On the other hand, the “frog” in Frog’s Piss—a private bottling for what’s known affectionately as a “booze cruise”—may have something to do with the wine’s French origin.
Then there’s Pisse-Dru—which translates to “thick piss” but is in fact an idiom indicating approval. “It is clear,” writes Andrew Hennigan in his communications blog, “that the producer chose the this name deliberately, and is not among the ranks of the careless marketers who choose some unfortunate brand name simply out of carelessness.”
The Brouilly cru also contains the famous Pisse Vieille vineyard (roughly translated as “piss old woman!”) which received its name from a local legend of a devout Catholic woman who misheard the local priest’s absolution to “Allez! Et ne péchez plus” (Go! And sin no more) as “Allez! Et ne pissez plus.” (Go! And piss no more). The vineyard name is the admonishment that her husband gave to her upon learning of the priest’s words.
Naked Winery (“Let’s Get Naked!”) in Hood River, Oregon, has cornered this market.
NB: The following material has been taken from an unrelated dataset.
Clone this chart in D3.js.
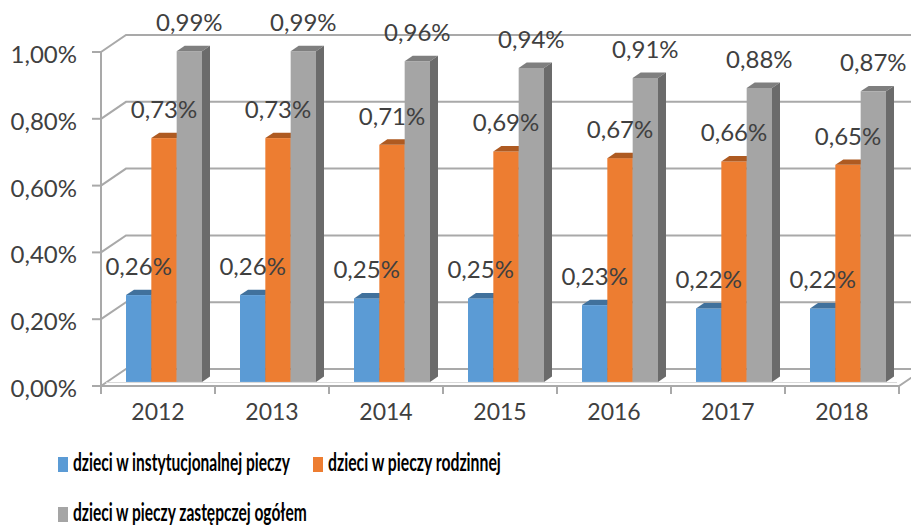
<!DOCTYPE html>
<html><head><meta charset="utf-8">
<script src="https://cdn.jsdelivr.net/npm/d3@7"></script>
<style>
html,body{margin:0;padding:0;background:#fff;}
svg{display:block;}
</style></head>
<body>
<svg id="chart" width="911" height="527"></svg>
<script>
// ---- data ----
const years = ["2012","2013","2014","2015","2016","2017","2018"];
const seriesNames = ["dzieci w instytucjonalnej pieczy","dzieci w pieczy rodzinnej","dzieci w pieczy zastępczej ogółem"];
const instytucjonalna = [0.26,0.26,0.25,0.25,0.23,0.22,0.22];
const rodzinna = [0.73,0.73,0.71,0.69,0.67,0.66,0.65];
const ogolem = [0.99,0.99,0.96,0.94,0.91,0.88,0.87];
const yTicks = [0,0.2,0.4,0.6,0.8,1.0];

const seriesValues = [instytucjonalna, rodzinna, ogolem];
const colors = [
  {front:"#5B9BD5", top:"#41719C", side:"#3B6890"},
  {front:"#ED7D31", top:"#AE5A21", side:"#A5551F"},
  {front:"#A5A5A5", top:"#7F7F7F", side:"#6B6B6B"}
];

const svg = d3.select("#chart");
const FONT = "Lato, 'Liberation Sans', sans-serif";
const DX = 25, DY = -17;            // depth vector of the 3D box
const proj = (x,y,f)=>[x+f*DX, y+f*DY];

const x = d3.scaleBand().domain(years).range([101, 899]).padding(0);
const xs = d3.scaleBand().domain(d3.range(3)).range([0, x.bandwidth()]).paddingInner(0).paddingOuter(0.75);
const y = d3.scaleLinear().domain([0,1]).range([386, 52]);
const loc = d3.formatLocale({decimal:",", thousands:" ", grouping:[3], currency:["","zł"]});
const fmt = v => loc.format(".2f")(v) + "%";

const gridColor = "#A9A9A9";
const g = svg.append("g");

// back wall / left wall gridlines
yTicks.forEach(t=>{
  const yy = y(t);
  const p1 = proj(x.range()[0], yy, 1);
  const p2 = proj(x.range()[1], yy, 1);
  g.append("path").attr("d", d3.line()([[x.range()[0], yy], p1, [p2[0]+20, p2[1]]]))
    .attr("fill","none").attr("stroke",gridColor).attr("stroke-width",2);
  g.append("line").attr("x1",x.range()[0]-9).attr("x2",x.range()[0]).attr("y1",yy).attr("y2",yy)
    .attr("stroke",gridColor).attr("stroke-width",2);
});
// floor
const y0 = y(0);
g.append("path").attr("d", d3.line()([[x.range()[0], y0],[x.range()[1], y0], proj(x.range()[1], y0, 1)]))
  .attr("fill","none").attr("stroke",gridColor).attr("stroke-width",2);
g.append("line").attr("x1",x.range()[0]+5).attr("x2",x.range()[1]-2).attr("y1",y0-3.5).attr("y2",y0-3.5)
  .attr("stroke","#D9D9D9").attr("stroke-width",1);
// vertical axis line
g.append("line").attr("x1",x.range()[0]).attr("x2",x.range()[0]).attr("y1",y(1)).attr("y2",y0+8)
  .attr("stroke",gridColor).attr("stroke-width",2);
// category ticks
years.concat(["end"]).forEach((yr,i)=>{
  const xx = i<years.length ? x(yr) : x.range()[1];
  g.append("line").attr("x1",xx).attr("x2",xx).attr("y1",y0).attr("y2",y0+8)
    .attr("stroke",gridColor).attr("stroke-width",2);
});

// y axis labels
yTicks.forEach(t=>{
  svg.append("text").attr("x",77).attr("y",y(t)+11).attr("text-anchor","end")
    .attr("font-family",FONT).attr("font-size",24).attr("fill","#404040").text(fmt(t));
});
// x axis labels
years.forEach(yr=>{
  svg.append("text").attr("x",x(yr)+x.bandwidth()/2).attr("y",420).attr("text-anchor","middle")
    .attr("font-family",FONT).attr("font-size",23).attr("fill","#404040").text(yr);
});

// bars
const F0 = 0.24, FD = 0.32;
const bw = xs.bandwidth();
const labels = [];
years.forEach((yr,ci)=>{
  seriesValues.forEach((vals,si)=>{
    const v = vals[ci];
    const xl = x(yr)+xs(si), xr = xl+bw;
    const yt = y(v), yb = y(0);
    const [fx1, fy1] = proj(xl, yt, F0);
    const [fx2, fyb] = proj(xr, yb, F0);
    const c = colors[si];
    g.append("rect").attr("x",fx1).attr("y",fy1).attr("width",bw).attr("height",fyb-fy1).attr("fill",c.front);
    const a = proj(xl,yt,F0), b = proj(xr,yt,F0), cc = proj(xr,yt,F0+FD), d = proj(xl,yt,F0+FD);
    g.append("path").attr("d", d3.line()([a,b,cc,d])+"Z").attr("fill",c.top);
    const e = proj(xr,yb,F0), f = proj(xr,yb,F0+FD);
    g.append("path").attr("d", d3.line()([b,cc,f,e])+"Z").attr("fill",c.side);
    labels.push({x:fx1+bw/2, y:fy1-20, t:fmt(v)});
  });
});
labels.forEach(l=>{
  svg.append("text").attr("x",l.x).attr("y",l.y).attr("text-anchor","middle")
    .attr("font-family",FONT).attr("font-size",24).attr("fill","#404040").text(l.t);
});

// legend
const legendItems = [
  {si:0, x:58, y:457, w:217},
  {si:1, x:313, y:457, w:173},
  {si:2, x:58, y:507, w:234}
];
legendItems.forEach(it=>{
  svg.append("rect").attr("x",it.x).attr("y",it.y).attr("width",10).attr("height",15).attr("fill",colors[it.si].front);
  const tg = svg.append("g").attr("transform",`translate(${it.x+15},${it.y+14})`);
  const t = tg.append("text").attr("x",0).attr("y",0).attr("font-family",FONT).attr("font-weight","bold")
    .attr("font-size",25).attr("fill","#000").text(seriesNames[it.si]);
  const natural = t.node().getComputedTextLength();
  t.attr("transform",`scale(${it.w/natural},1)`);
});
</script>
</body></html>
Their labels include Booty Call, Hookup, Foreplay, Bareback, Blazing Straddle, Penetration, Climax, and Oh! Orgasmic.
Not just ordinary shit, mind you—French shit! Le Vin de Merde (the tagline translates to “The worst hides the best”)—has a fly on its label and a high-quality grape blend inside the bottle; like Seigneurie d’Arse, it’s from Languedoc. (What’s up down there?) According to French News Online, the name is a direct reference to a disparaging comment made in 2002 by the chairman of a professional wine-tasting association, who described Beaujolais as “vin de merde.” Outraged winemakers “chased him through the courts”; the case ended up in France’s Supreme Court, which dismissed the winemakers’ claims. Je m’en fous, says Le Vin de Merde’s Jean-Marc Speziale: He’s crying all the way to the bank.
Image via Verema.com.
* From Ulysses: “If you see kay / Tell him he may / See you in tea / Tell him from me.”